The Employment Appeal Tribunal held:
(1) There was no reason in principle why the claimant, having complied with the procedure for making a flexible working application under section 80F of the Employment Rights Act 1996, had then to present a further letter or document in order separately to comply with the procedure for raising a grievance under section 32 and Schedule 2 to the Employment Act 2002, before bringing her complaint of unfair dismissal. Moreover, under regulation 2(2) of the Employment Act 2002 (Dispute Resolution) Regulations 2004 the document constituting the presentation of a grievance for the purposes of the statutory procedure in Schedule 2 could also fulfil another function about the same or a different subject matter. Accordingly, as it was clear that the claimant's case was that the employers' refusal properly to consider her request created an atmosphere that was so bad she felt she had no alternative but to leave, it was open to the tribunal to find that the claimant's flexible working application was also the presentation of a grievance under the 2002 Act.

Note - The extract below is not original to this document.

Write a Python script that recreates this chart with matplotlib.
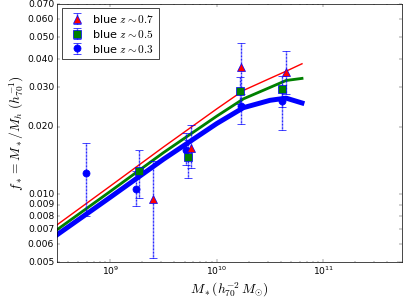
import numpy as np
import matplotlib
matplotlib.use('Agg')
import matplotlib.pyplot as plt
from matplotlib.ticker import FormatStrFormatter, NullFormatter, NullLocator

plt.style.use('classic')

# stellar-to-halo mass fraction, blue galaxies in three redshift bins
mstar_z03 = [5.92e8, 1.74e9, 5.1e9, 1.70e10, 4.12e10]
fstar_z03 = [0.01245, 0.01059, 0.01581, 0.02468, 0.02598]
lo_z03 = [0.00797, 0.00883, 0.01355, 0.0206, 0.01928]
hi_z03 = [0.01694, 0.01274, 0.01883, 0.02784, 0.02991]

mstar_z05 = [1.85e9, 5.33e9, 1.65e10, 4.12e10]
fstar_z05 = [0.01265, 0.0146, 0.02879, 0.0293]
lo_z05 = [0.00966, 0.01186, 0.02511, 0.02435]
hi_z05 = [0.0157, 0.01752, 0.03315, 0.03349]

mstar_z07 = [2.50e9, 5.69e9, 1.68e10, 4.46e10]
fstar_z07 = [0.00955, 0.01609, 0.0370, 0.03515]
lo_z07 = [0.0052, 0.01314, 0.0293, 0.02784]
hi_z07 = [0.01401, 0.0203, 0.04735, 0.04344]

# model curves
mod_m = [3.16e8, 1e9, 3.16e9, 1e10, 1.78e10, 3.16e10, 4.47e10, 6.31e10]
mod_z07 = [0.00731, 0.01088, 0.01624, 0.0240, 0.0290, 0.0328, 0.0353, 0.0381]
mod_z05 = [0.00695, 0.0103, 0.01533, 0.02228, 0.0266, 0.0299, 0.0321, 0.0328]
mod_z03 = [0.0066, 0.0097, 0.01433, 0.02065, 0.0243, 0.0262, 0.0268, 0.0255]

yticks = [0.005, 0.006, 0.007, 0.008, 0.009, 0.010,
          0.020, 0.030, 0.040, 0.050, 0.060, 0.070]

fig = plt.figure(figsize=(8, 6))
ax = fig.add_subplot(111)
fig.subplots_adjust(left=0.14, right=0.988, top=0.987, bottom=0.141)

ax.plot(mod_m, mod_z07, 'r-', lw=2)
ax.plot(mod_m, mod_z05, 'g-', lw=4)
ax.plot(mod_m, mod_z03, 'b-', lw=7)


def err_points(m, f, lo, hi, marker, face, label):
    f = np.array(f)
    yerr = [f - np.array(lo), np.array(hi) - f]
    eb = ax.errorbar(m, f, yerr=yerr, fmt=marker, color='b', mfc=face,
                     mec='b', mew=1, ms=10, ecolor='b', elinewidth=2,
                     capsize=5, capthick=1, label=label)
    eb[2][0].set_linestyle((0, (1.2, 0.8)))
    return eb


h3 = err_points(mstar_z03, fstar_z03, lo_z03, hi_z03, 'o', 'b', r'blue $z\sim0.3$')
h5 = err_points(mstar_z05, fstar_z05, lo_z05, hi_z05, 's', 'g', r'blue $z\sim0.5$')
h7 = err_points(mstar_z07, fstar_z07, lo_z07, hi_z07, '^', 'r', r'blue $z\sim0.7$')

ax.set_xscale('log')
ax.set_yscale('log')
ax.set_xlim(10**8.5, 10**11.74)
ax.set_ylim(0.005, 0.0705)
ax.yaxis.set_minor_locator(NullLocator())
ax.yaxis.set_minor_formatter(NullFormatter())
ax.set_yticks(yticks)
ax.yaxis.set_major_formatter(FormatStrFormatter('%.3f'))
ax.tick_params(labelsize=13)

ax.set_xlabel(r'$M_*(h_{70}^{-2}\,M_{\odot})$', fontsize=19)
ax.set_ylabel(r'$f_*=M_*/M_h\ (h_{70}^{-1})$', fontsize=19, labelpad=2)

leg = ax.legend([h7, h5, h3], [r'blue $z\sim0.7$', r'blue $z\sim0.5$', r'blue $z\sim0.3$'],
                loc='upper left', numpoints=1, fontsize=16, borderaxespad=0.4,
                handletextpad=0.3, labelspacing=0.25)

plt.savefig('out.png', dpi=50.875)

(2) Since by section 80H(1)(b) of the Employment Rights Act 1996 an employee was entitled to present a complaint on the basis that the employer's decision to reject his application for flexible working was based on incorrect facts, it followed that the tribunal was entitled to investigate the evidence to see whether the decision was based on incorrect facts. While the tribunal was not entitled to look and see whether it regarded the employer as acting fairly or reasonably when he put forward his reason for rejecting the flexible working request, it was entitled to look at the ground asserted as the reason why he had not granted the application and to see whether it was factually correct, and that would involve examining the evidence as to the circumstances surrounding the application, such as the effect of granting it, any potential disruption and the attitude of the other staff. The tribunal was entitled to have had regard to the matters it did when considering whether the employers' assertion was justified and had reached a permissible conclusion on the material before it.
The appeal was dismissed.
Appearances: Tom Dunn (Employment Law UK Ltd, Tunbridge Wells) for the employers; Christopher Carr (CS2 Lawyers, Chesterfield) for the claimant.